▸ Task
Copy out each line of the material in which the word "chart" appears.

▸ Dataset records
——————————
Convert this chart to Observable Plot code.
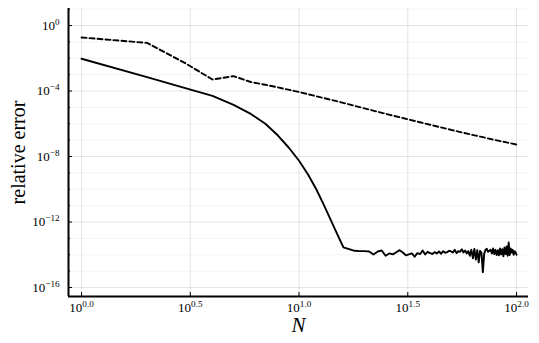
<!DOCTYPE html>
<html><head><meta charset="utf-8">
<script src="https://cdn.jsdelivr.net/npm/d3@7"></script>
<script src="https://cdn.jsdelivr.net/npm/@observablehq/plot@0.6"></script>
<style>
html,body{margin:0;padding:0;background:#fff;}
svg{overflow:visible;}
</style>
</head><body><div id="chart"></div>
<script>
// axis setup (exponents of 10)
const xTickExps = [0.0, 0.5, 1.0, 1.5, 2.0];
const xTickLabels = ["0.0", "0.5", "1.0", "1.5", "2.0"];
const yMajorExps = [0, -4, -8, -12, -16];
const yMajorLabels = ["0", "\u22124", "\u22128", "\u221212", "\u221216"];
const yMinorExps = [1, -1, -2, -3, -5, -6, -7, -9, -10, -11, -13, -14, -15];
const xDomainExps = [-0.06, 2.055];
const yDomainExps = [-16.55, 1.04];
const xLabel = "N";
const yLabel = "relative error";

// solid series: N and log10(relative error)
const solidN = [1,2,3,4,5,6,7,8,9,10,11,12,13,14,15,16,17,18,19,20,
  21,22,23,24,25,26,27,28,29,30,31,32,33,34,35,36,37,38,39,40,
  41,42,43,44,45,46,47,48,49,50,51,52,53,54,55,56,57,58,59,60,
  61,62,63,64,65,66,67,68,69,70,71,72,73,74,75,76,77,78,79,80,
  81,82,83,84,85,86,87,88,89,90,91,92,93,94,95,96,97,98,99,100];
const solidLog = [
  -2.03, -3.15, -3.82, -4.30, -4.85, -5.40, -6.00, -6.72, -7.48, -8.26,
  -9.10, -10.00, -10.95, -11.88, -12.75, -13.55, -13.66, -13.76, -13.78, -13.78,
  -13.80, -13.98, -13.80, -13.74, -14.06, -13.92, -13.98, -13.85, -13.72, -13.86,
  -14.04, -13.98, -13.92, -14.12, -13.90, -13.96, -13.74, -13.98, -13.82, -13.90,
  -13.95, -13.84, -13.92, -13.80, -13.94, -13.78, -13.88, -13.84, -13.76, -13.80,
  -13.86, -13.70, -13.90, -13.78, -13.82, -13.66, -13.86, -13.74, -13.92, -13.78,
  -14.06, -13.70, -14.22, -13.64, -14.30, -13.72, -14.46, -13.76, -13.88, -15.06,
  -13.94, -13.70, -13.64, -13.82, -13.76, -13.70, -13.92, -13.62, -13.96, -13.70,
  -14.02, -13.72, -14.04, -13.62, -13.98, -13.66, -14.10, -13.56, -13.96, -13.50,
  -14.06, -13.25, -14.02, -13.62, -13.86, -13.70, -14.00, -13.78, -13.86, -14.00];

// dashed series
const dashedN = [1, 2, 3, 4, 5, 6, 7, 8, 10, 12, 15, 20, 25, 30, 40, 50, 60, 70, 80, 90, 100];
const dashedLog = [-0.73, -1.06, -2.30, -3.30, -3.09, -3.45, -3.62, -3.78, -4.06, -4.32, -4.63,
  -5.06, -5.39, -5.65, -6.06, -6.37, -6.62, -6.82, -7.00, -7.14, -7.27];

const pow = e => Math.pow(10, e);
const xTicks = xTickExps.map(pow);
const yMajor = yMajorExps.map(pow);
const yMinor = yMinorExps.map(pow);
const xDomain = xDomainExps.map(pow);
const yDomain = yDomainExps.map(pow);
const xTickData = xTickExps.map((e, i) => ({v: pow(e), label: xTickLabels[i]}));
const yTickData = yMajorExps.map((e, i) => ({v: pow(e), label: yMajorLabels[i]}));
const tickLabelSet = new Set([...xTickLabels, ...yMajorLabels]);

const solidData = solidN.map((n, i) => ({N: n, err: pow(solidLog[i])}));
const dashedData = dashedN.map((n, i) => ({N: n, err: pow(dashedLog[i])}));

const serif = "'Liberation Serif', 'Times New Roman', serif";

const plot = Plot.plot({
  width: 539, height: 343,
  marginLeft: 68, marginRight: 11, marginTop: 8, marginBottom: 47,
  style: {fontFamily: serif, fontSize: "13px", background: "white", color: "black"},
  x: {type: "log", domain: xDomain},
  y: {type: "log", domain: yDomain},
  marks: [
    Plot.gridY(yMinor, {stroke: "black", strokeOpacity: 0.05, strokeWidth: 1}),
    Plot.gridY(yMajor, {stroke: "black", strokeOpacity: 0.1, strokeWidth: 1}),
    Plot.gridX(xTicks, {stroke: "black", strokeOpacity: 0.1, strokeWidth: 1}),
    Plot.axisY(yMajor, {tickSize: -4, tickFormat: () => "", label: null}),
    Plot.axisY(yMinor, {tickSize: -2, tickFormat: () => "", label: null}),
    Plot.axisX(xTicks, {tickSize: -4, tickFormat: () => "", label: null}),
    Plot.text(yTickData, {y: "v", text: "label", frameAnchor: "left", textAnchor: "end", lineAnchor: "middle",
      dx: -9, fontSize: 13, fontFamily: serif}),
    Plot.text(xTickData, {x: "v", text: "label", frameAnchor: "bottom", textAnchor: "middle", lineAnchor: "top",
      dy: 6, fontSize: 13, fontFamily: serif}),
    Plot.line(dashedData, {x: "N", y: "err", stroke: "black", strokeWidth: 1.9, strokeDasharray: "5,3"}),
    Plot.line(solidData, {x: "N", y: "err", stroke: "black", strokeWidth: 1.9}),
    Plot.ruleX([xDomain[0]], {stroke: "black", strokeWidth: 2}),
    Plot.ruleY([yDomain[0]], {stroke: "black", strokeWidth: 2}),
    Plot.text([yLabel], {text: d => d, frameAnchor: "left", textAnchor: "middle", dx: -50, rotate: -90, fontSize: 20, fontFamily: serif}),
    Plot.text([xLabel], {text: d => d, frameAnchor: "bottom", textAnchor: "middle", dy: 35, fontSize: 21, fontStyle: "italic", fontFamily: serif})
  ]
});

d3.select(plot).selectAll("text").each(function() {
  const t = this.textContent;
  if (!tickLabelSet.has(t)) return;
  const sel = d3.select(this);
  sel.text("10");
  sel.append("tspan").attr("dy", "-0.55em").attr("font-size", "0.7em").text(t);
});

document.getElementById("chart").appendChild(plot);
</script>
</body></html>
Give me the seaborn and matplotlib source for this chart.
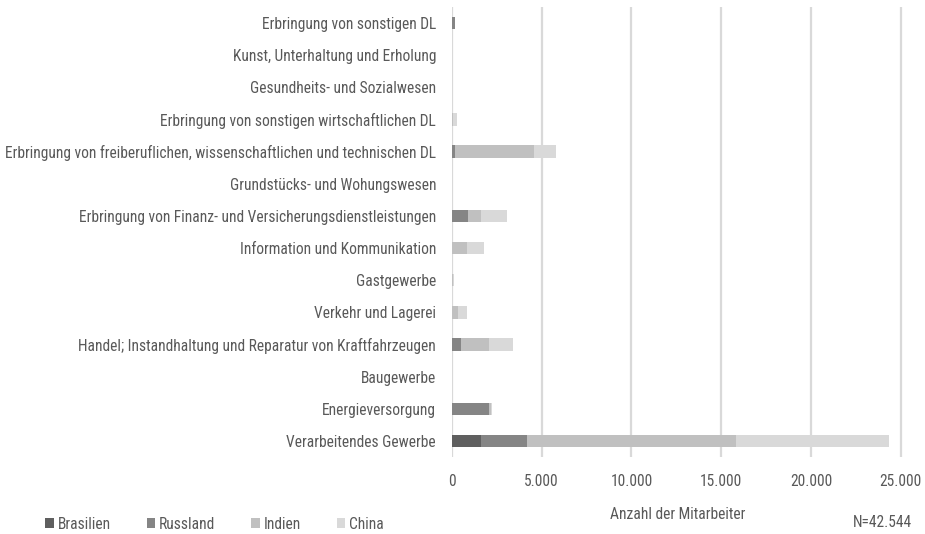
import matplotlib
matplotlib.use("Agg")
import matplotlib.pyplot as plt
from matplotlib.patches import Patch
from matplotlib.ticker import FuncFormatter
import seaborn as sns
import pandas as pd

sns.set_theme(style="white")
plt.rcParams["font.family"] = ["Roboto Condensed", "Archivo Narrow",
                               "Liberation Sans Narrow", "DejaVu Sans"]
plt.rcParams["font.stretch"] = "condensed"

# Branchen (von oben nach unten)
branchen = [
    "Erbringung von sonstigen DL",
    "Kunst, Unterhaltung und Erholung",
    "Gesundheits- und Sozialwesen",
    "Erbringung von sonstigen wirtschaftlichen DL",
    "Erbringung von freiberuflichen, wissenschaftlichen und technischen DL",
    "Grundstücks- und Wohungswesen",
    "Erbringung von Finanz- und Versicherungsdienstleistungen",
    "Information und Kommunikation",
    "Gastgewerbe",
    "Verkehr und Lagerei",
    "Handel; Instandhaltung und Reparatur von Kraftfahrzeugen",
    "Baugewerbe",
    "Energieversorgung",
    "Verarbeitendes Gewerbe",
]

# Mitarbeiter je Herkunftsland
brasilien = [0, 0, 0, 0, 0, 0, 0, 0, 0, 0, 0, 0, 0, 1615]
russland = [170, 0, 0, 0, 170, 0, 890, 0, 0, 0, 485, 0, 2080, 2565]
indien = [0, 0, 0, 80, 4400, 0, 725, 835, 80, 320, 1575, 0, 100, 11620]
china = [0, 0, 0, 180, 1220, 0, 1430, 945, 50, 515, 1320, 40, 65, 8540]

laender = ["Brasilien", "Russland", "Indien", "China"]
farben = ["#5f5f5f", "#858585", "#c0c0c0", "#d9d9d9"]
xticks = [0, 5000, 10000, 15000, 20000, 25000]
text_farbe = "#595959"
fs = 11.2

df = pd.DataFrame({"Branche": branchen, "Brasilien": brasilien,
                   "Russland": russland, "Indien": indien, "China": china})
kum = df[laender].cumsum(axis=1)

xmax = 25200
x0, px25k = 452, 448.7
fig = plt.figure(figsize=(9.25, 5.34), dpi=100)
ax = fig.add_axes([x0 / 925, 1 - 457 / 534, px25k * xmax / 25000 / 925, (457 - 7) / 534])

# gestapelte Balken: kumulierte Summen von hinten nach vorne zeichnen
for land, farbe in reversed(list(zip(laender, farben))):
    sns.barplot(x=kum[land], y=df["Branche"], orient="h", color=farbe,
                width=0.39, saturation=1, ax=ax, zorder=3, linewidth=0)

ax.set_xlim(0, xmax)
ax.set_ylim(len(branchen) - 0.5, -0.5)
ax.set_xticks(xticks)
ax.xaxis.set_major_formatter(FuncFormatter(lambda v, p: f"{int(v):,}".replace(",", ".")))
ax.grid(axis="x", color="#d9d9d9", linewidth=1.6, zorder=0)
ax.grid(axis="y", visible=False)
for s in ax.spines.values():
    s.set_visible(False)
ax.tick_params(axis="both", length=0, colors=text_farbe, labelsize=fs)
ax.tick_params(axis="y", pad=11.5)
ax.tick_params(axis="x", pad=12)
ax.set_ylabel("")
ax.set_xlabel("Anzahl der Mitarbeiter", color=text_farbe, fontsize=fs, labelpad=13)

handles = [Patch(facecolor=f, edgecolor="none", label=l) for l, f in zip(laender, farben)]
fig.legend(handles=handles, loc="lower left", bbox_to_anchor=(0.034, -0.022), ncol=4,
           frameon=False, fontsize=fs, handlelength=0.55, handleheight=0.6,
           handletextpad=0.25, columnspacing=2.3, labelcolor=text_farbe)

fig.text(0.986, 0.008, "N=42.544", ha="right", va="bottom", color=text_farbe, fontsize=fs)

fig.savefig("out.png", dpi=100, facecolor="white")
——————————
▸ Correct output
Convert this chart to Observable Plot code.
</head><body><div id="chart"></div>
document.getElementById("chart").appendChild(plot);
Give me the seaborn and matplotlib source for this chart.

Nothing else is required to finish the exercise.